平田一

REVENGERの平田一のレビュー・感想・評価

REVENGER(2023年製作のアニメ)
3.3
“その罪、その咎、悔い改めよ。
光は見えるか。終われない闇の向こうに――”

「魔法少女まどか☆マギカ」のライター・虚淵玄さんが、10年ぶりにシリーズ構成を担当したオリジナルアニメーション。異なる歴史を歩んでいった長崎を蝕む悪と復讐屋「利便事屋(りべんじや)」の戦いが描かれる。監督は「終末のイゼッタ」の藤森雅也さん。

薩摩藩士で剣術の達人・繰馬雷蔵(くりま らいぞう)は陰謀に気付けないまま、許婚の父親を自らの手で殺してしまう。自らも殺されそうになった彼を救ったのは碓水幽烟(うすい ゆうえん)がリーダーを務める「利便事屋」であった。やがて彼らは阿片密売の陰謀に立ち向かう――

設定的には惹かれるものが大変豊富でワクワクで、おまけにこういう仕置人の話は非常に好物です。利便事屋の装備然り、バトルパートのバイオレンスも良い意味で豪快だから、粗があっても毎週見るのが結果楽しみでしたね。架空の歴史を歩んだいった舞台装置・長崎も、架空の舞台だからこその味があって楽しいです!

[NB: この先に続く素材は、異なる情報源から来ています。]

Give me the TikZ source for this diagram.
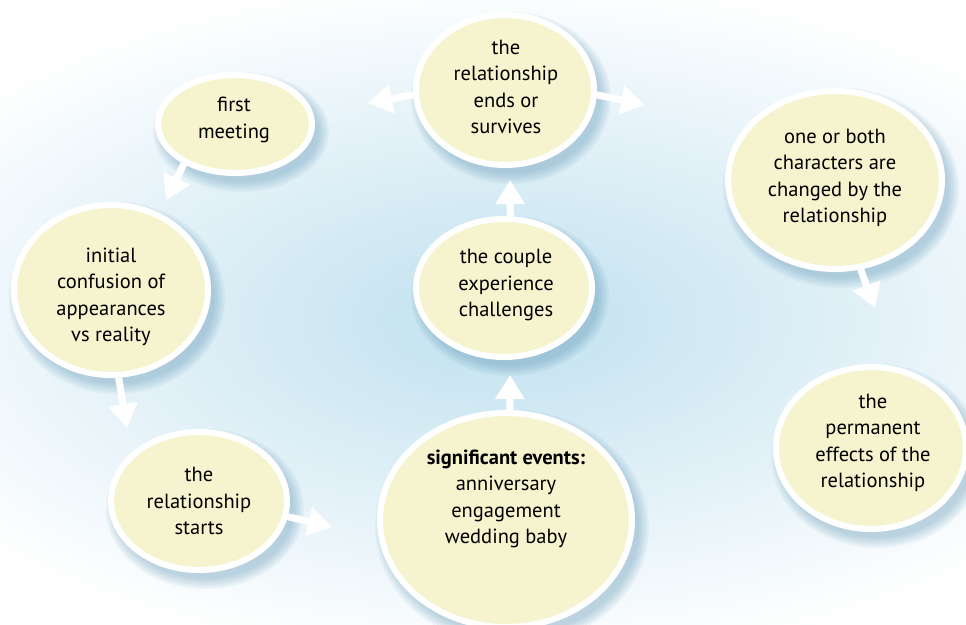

キャラクターに関しては「鳰(にお)」が推しキャラでしたね。天使のように愛らしい両性具有の少年で、殺人にも一切の躊躇を示さないキャラクター。とにかく一挙手一投足が蠱惑的で素晴らしく、ここまで魅力的なのは「乱歩奇譚」のコバヤシ以来。演じる金元寿子さんもスゴくピッタリでしたね✨

ですがせっかくの題材を活かしきれたと思えません。やや淡白すぎるというか、作品の捌き方があまりに距離を取りすぎちゃって、そのせいか物語にあまり浸っていられずです。もうちょっとキャラクターに寄り添った描写だとか、話運びにしていた方がよかったように思います。加えてクライマックスでの戦いが駆け足すぎて、もっとそこに至るまでを掘り下げて欲しかった。素材は素晴らしかったのに、掘り下げが物足りなくて、結果だけをまとめたようなアニメーションでしたね。

でも結局面白いのが豊富にあるのも確かです。
これからは配信サイトで再見するかもしれないし、その時はもっともっと発見あったら嬉しいな!